The relational model is not academic decoration. It is the conceptual framework that makes DB2 predictable. When you understand that a table is an implementation of a relation, that a query is an expression in relational algebra, and that the optimizer's job is to find the most efficient evaluation strategy for that expression, then the optimizer's behavior stops being mysterious. You can predict what it will do and, more importantly, understand why it chose what it chose.

The architecture knowledge pays dividends in every administrative and performance chapter. When we discuss buffer pool tuning in Part V, you will already know what a buffer pool is, where it lives in memory, and how pages move between disk and the pool. When we discuss logging and recovery in Part IV, you will already understand the write-ahead log protocol and why DB2 insists on it. The architecture chapter is not background reading — it is prerequisite knowledge for becoming a competent DB2 professional.

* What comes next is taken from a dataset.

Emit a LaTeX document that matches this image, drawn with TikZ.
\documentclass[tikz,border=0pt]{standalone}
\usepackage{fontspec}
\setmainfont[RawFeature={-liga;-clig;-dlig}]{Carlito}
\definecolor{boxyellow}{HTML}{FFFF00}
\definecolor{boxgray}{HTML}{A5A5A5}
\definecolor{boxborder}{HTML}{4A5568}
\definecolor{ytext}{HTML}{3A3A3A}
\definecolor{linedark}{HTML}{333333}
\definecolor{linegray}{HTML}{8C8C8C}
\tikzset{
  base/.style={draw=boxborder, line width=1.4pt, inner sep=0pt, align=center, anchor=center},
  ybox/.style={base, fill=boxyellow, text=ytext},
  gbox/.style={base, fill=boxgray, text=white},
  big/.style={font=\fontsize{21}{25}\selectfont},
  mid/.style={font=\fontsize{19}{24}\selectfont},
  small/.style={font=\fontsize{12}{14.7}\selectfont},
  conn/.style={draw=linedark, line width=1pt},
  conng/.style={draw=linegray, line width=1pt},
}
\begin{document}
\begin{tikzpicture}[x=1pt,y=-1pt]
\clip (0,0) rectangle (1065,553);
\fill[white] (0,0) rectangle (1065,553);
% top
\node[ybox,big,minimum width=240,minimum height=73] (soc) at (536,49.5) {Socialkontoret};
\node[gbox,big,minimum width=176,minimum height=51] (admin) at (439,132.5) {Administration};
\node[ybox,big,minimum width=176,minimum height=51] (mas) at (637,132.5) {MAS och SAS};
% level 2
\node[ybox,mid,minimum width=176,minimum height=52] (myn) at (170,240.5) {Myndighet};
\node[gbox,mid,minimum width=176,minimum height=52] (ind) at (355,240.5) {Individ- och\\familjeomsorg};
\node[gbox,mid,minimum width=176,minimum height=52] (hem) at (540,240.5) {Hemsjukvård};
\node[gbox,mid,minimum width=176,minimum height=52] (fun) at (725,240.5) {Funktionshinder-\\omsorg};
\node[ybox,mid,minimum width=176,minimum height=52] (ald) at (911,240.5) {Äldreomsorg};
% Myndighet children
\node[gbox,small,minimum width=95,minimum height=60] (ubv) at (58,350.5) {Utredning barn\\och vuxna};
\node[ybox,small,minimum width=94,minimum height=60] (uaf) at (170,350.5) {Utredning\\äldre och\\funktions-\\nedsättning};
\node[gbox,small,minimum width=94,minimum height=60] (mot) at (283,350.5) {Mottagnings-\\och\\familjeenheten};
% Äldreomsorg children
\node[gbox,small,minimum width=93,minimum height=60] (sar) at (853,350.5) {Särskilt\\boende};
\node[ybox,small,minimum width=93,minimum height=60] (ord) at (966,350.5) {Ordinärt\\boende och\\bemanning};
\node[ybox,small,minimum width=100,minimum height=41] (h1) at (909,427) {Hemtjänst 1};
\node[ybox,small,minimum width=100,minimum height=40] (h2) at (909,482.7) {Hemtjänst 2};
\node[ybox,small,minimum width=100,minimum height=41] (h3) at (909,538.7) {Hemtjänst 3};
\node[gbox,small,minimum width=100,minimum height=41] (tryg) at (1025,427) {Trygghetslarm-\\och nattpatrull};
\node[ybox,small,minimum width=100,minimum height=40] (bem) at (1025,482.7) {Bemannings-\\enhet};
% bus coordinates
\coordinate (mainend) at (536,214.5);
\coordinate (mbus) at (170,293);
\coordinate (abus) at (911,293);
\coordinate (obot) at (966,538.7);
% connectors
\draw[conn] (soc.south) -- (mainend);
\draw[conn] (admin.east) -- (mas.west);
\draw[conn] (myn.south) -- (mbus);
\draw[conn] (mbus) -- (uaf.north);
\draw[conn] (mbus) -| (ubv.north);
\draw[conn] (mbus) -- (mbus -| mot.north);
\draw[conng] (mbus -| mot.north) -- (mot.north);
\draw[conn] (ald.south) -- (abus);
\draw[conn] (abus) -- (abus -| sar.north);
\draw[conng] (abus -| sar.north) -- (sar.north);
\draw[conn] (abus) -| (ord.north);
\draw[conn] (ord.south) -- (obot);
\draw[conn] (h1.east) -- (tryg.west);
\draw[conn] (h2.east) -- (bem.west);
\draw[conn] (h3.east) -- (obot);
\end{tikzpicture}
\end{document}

What You Will Be Able to Do After Part I

When you finish these four chapters, you will be able to:

Explain DB2's position in the database landscape and articulate why organizations still rely on it for mission-critical workloads — not as a matter of legacy inertia, but as a reasoned technical choice.
Describe the relational model with enough precision to use it as a reasoning tool, not just a vocabulary set.
Diagram the internal architecture of DB2 on both z/OS and LUW platforms, identifying the major components and explaining how they interact during query processing, transaction management, and recovery.
Work in a functioning DB2 environment — issuing commands, running queries, and navigating the tools you will use throughout the rest of this book.

These are not trivial outcomes. Most people who call themselves DB2 professionals would struggle with the second and third items on that list, and that gap in understanding is the root cause of more production incidents than anyone cares to admit.

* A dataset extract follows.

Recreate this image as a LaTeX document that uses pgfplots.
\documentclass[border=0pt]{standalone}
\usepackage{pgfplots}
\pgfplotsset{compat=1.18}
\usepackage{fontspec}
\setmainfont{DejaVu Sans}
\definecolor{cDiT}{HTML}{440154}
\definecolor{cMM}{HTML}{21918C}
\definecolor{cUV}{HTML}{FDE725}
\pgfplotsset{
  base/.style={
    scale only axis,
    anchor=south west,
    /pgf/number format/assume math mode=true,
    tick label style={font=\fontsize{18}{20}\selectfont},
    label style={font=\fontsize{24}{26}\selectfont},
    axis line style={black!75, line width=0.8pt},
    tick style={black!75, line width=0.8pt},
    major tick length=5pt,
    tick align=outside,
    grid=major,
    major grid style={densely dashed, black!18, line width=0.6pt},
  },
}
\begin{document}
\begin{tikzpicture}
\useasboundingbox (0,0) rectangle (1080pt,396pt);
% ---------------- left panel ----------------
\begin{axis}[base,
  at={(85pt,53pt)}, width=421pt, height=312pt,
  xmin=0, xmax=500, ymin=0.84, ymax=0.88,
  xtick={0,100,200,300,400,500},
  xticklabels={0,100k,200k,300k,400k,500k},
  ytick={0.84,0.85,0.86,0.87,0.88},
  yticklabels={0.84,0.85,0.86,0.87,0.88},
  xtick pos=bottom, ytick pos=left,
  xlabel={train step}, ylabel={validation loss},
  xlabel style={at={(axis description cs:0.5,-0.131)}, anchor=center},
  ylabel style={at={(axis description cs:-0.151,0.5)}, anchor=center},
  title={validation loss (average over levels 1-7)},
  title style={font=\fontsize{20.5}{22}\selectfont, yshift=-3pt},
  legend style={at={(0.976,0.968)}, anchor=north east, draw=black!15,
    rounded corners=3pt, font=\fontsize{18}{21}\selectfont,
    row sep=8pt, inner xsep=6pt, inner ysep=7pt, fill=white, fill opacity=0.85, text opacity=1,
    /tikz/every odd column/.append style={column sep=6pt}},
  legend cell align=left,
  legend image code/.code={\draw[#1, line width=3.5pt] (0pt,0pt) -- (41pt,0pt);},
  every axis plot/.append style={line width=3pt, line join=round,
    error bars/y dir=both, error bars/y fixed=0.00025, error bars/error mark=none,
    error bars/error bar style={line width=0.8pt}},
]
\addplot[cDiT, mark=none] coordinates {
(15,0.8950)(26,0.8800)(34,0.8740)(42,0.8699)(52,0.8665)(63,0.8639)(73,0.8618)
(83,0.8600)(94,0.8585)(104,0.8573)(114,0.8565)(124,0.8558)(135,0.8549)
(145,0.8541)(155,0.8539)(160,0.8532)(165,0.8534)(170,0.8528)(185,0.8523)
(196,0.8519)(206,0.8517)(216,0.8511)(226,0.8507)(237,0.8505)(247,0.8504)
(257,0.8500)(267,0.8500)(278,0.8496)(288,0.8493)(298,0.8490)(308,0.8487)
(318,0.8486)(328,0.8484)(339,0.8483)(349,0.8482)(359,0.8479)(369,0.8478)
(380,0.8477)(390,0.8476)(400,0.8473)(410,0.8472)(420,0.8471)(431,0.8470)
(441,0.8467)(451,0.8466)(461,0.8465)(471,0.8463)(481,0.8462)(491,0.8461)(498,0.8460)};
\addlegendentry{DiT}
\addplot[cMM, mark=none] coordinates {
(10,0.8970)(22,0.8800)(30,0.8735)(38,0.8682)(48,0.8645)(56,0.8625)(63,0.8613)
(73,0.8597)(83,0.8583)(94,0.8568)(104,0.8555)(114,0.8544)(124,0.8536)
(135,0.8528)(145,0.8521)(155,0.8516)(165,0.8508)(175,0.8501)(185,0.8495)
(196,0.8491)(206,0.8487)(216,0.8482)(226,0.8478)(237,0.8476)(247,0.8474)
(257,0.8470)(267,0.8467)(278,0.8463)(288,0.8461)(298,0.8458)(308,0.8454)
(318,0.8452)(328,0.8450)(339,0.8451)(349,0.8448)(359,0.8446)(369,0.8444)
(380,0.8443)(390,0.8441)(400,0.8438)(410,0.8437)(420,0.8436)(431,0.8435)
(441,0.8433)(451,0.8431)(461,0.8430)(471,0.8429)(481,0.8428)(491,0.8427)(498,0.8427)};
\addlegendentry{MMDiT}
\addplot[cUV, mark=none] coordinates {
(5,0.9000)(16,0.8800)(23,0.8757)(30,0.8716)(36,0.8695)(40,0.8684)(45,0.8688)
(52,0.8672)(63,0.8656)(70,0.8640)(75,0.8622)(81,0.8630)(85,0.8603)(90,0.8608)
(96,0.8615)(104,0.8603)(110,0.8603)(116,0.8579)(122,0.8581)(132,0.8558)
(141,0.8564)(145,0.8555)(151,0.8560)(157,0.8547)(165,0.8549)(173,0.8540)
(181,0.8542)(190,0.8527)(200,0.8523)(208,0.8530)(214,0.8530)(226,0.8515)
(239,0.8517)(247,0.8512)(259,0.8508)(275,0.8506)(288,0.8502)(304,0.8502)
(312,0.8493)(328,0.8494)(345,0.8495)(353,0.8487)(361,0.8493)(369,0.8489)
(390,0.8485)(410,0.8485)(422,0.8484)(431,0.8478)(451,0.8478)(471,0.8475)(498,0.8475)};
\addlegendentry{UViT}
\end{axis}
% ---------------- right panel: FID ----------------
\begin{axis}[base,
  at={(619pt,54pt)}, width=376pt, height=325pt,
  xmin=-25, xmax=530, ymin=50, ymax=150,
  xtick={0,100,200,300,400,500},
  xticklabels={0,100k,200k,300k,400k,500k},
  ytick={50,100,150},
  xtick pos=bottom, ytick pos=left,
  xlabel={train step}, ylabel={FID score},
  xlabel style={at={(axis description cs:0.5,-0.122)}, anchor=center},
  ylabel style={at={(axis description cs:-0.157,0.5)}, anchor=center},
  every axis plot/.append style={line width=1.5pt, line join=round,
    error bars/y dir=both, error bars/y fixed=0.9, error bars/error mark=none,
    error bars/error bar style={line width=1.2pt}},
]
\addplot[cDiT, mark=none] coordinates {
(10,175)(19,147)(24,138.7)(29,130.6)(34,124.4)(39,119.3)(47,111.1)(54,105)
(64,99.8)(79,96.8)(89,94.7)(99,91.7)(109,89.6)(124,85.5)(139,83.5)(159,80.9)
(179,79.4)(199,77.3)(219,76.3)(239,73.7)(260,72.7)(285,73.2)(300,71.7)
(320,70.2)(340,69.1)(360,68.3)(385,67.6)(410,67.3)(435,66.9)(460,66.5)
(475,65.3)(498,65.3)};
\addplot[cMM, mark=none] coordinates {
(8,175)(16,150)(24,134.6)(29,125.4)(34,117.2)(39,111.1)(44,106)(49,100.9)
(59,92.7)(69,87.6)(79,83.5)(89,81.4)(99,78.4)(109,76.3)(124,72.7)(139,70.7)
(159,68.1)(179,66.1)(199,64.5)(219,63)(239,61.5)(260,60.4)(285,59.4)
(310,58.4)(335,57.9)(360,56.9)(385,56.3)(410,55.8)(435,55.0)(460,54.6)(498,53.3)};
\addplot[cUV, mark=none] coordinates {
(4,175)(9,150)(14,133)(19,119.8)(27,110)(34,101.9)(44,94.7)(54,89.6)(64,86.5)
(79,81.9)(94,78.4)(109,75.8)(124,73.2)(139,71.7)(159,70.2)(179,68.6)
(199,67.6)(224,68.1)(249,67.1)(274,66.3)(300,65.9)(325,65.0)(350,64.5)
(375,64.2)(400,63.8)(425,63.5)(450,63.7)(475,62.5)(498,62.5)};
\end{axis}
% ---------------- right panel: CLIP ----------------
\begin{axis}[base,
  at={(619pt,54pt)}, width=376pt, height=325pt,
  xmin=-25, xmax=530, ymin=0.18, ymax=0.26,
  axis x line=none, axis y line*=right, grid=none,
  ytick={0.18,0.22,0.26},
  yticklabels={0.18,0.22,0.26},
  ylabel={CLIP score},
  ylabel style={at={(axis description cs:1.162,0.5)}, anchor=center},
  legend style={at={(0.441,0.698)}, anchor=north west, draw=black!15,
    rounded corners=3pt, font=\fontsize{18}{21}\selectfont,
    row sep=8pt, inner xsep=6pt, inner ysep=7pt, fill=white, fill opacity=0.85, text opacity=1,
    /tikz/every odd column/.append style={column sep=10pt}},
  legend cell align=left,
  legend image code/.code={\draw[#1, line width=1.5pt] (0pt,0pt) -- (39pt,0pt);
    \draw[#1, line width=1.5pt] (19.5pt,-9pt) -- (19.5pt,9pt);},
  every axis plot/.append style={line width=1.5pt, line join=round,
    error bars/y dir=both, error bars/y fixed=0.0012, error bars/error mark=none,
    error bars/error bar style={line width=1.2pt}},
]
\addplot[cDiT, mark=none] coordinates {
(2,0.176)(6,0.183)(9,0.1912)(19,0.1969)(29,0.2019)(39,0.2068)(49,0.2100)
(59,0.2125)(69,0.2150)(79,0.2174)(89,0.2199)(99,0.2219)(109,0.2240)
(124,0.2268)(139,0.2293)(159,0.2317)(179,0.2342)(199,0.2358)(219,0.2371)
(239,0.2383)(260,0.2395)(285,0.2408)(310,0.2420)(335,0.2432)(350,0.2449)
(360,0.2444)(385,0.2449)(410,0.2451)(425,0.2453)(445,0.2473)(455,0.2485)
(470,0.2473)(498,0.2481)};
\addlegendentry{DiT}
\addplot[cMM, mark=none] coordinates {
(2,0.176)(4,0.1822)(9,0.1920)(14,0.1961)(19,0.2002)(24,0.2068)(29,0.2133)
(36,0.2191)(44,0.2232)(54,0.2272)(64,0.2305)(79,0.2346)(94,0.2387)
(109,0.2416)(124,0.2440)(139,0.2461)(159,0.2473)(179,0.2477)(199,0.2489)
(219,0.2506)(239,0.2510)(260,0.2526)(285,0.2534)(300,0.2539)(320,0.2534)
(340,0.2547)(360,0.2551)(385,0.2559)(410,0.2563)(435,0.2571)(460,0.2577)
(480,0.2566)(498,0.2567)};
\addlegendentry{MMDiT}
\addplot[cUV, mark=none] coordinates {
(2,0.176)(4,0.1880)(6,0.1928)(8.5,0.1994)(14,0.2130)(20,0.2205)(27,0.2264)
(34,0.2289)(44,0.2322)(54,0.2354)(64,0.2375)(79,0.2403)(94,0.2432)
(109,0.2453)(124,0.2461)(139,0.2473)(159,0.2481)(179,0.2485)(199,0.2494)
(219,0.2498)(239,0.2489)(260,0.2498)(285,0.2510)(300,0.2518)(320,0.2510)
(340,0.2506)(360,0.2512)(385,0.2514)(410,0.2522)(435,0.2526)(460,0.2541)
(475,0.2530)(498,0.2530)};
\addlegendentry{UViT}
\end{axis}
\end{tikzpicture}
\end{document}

The Meridian National Bank Project Begins

Starting in Chapter 1 and continuing throughout the entire book, we will build a progressive case study around a fictional institution called Meridian National Bank. Meridian is a mid-size regional bank with approximately 2.3 million customers, a mix of legacy mainframe systems and modern distributed applications, and the kind of messy, real-world data challenges that textbook examples usually sanitize away.

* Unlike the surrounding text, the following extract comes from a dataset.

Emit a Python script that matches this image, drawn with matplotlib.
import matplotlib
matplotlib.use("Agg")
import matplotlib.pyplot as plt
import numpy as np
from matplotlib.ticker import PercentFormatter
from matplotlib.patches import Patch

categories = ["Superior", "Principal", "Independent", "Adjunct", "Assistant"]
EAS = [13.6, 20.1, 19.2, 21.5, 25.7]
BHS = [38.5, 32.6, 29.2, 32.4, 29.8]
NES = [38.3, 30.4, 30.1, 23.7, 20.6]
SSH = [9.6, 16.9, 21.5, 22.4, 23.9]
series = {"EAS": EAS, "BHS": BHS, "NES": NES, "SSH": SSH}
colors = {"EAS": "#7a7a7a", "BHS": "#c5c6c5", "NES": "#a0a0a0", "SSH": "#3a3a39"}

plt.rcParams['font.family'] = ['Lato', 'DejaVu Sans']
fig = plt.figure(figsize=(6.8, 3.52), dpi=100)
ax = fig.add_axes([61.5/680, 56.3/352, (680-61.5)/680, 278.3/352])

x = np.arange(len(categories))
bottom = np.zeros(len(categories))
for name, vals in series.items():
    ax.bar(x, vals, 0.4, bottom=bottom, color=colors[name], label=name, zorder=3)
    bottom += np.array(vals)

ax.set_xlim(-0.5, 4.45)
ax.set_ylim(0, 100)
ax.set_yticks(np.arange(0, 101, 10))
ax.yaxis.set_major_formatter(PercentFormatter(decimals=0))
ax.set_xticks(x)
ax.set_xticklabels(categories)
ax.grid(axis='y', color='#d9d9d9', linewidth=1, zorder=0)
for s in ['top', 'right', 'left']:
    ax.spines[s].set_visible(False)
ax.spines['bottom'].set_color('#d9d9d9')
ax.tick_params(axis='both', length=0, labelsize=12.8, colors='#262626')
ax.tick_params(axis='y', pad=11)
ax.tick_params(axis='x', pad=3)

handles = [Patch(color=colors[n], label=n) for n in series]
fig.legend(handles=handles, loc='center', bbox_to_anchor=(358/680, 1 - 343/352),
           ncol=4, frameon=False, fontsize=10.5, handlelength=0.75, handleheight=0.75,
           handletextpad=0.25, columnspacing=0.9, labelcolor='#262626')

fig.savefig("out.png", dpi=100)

In Part I, we will introduce Meridian's business context and begin sketching the data landscape: customer accounts, transactions, branch operations, loan portfolios, and regulatory reporting requirements. We will not design the schema yet — that comes in Part III — but we will identify the entities, relationships, and business rules that will drive the design. By the time you reach the SQL chapters, you will have a concrete, realistic dataset to query against rather than abstract tables with meaningless column names.

I chose a bank for a reason. Financial services is one of DB2's heartland industries, especially on z/OS. The transaction volumes, the regulatory requirements, the zero-tolerance for data loss, and the need for both real-time and batch processing — these are the conditions DB2 was built for. Working through a banking scenario gives you exposure to the kinds of problems DB2 professionals actually solve.

How to Approach This Part

Read these four chapters in order. Do not skip ahead to the SQL chapters because you think you already know what a database is. If you truly know this material cold, these chapters will go quickly and confirm your understanding. If you discover gaps — and most people do — you will be glad you caught them here rather than in the middle of a performance tuning exercise.

Do every exercise. Set up the environment in Chapter 4 even if you have access to an existing DB2 instance. The process of installation and configuration teaches you things that using someone else's setup never will.

Take your time with the architecture chapter. Read it twice if you need to. Draw the diagrams by hand. That chapter is the skeleton key for the rest of the book.

Let us begin.